• _Source data_:
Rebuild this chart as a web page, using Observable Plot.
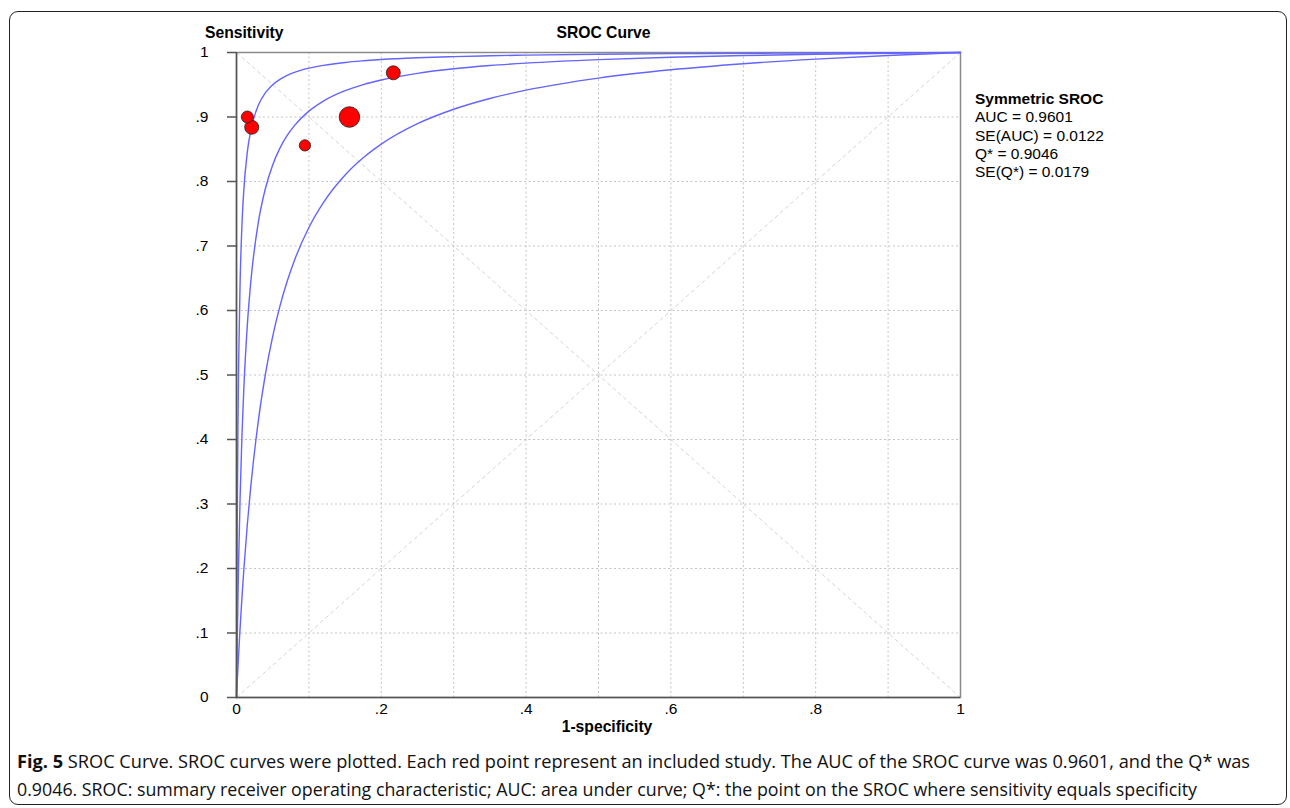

---

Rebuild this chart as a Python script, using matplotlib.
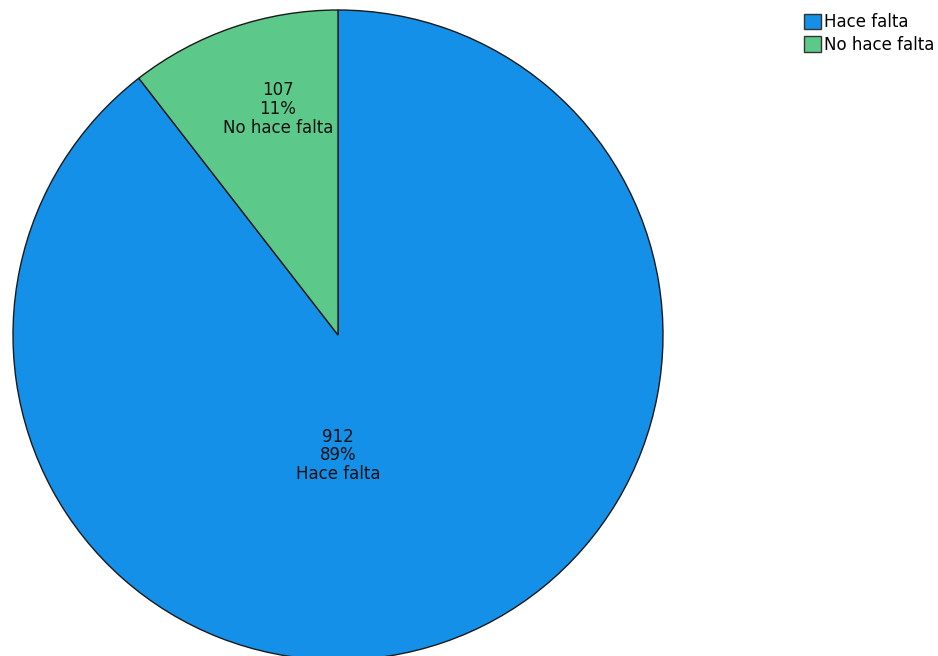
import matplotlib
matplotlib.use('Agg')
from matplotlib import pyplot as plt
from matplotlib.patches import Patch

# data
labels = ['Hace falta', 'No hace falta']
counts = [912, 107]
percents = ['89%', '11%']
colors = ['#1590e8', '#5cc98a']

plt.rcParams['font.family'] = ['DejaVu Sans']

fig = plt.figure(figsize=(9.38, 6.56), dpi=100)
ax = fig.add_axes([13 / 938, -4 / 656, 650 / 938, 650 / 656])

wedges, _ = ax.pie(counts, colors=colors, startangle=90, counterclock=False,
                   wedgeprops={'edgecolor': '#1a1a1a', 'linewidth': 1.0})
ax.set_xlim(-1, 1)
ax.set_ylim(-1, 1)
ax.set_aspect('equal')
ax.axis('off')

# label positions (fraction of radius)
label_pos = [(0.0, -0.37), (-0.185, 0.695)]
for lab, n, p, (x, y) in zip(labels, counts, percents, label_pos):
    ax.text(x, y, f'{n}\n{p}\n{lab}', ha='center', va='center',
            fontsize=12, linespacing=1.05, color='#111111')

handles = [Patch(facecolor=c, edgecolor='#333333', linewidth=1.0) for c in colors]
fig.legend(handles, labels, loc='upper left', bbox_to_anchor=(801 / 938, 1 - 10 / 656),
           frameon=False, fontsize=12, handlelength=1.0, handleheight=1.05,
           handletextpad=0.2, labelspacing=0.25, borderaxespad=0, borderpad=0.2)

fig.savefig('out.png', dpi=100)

• _Goal_: Transcribe, exactly as written, the lines starting at the one with "Rebuild this chart as a Python" and ending at the one with "fig.savefig('out.png', dpi=100)", and nothing more. Pictures are not part of the copy.

• _Complete output_:
Rebuild this chart as a Python script, using matplotlib.
import matplotlib
matplotlib.use('Agg')
from matplotlib import pyplot as plt
from matplotlib.patches import Patch

# data
labels = ['Hace falta', 'No hace falta']
counts = [912, 107]
percents = ['89%', '11%']
colors = ['#1590e8', '#5cc98a']

plt.rcParams['font.family'] = ['DejaVu Sans']

fig = plt.figure(figsize=(9.38, 6.56), dpi=100)
ax = fig.add_axes([13 / 938, -4 / 656, 650 / 938, 650 / 656])

wedges, _ = ax.pie(counts, colors=colors, startangle=90, counterclock=False,
                   wedgeprops={'edgecolor': '#1a1a1a', 'linewidth': 1.0})
ax.set_xlim(-1, 1)
ax.set_ylim(-1, 1)
ax.set_aspect('equal')
ax.axis('off')

# label positions (fraction of radius)
label_pos = [(0.0, -0.37), (-0.185, 0.695)]
for lab, n, p, (x, y) in zip(labels, counts, percents, label_pos):
    ax.text(x, y, f'{n}\n{p}\n{lab}', ha='center', va='center',
            fontsize=12, linespacing=1.05, color='#111111')

handles = [Patch(facecolor=c, edgecolor='#333333', linewidth=1.0) for c in colors]
fig.legend(handles, labels, loc='upper left', bbox_to_anchor=(801 / 938, 1 - 10 / 656),
           frameon=False, fontsize=12, handlelength=1.0, handleheight=1.05,
           handletextpad=0.2, labelspacing=0.25, borderaxespad=0, borderpad=0.2)

fig.savefig('out.png', dpi=100)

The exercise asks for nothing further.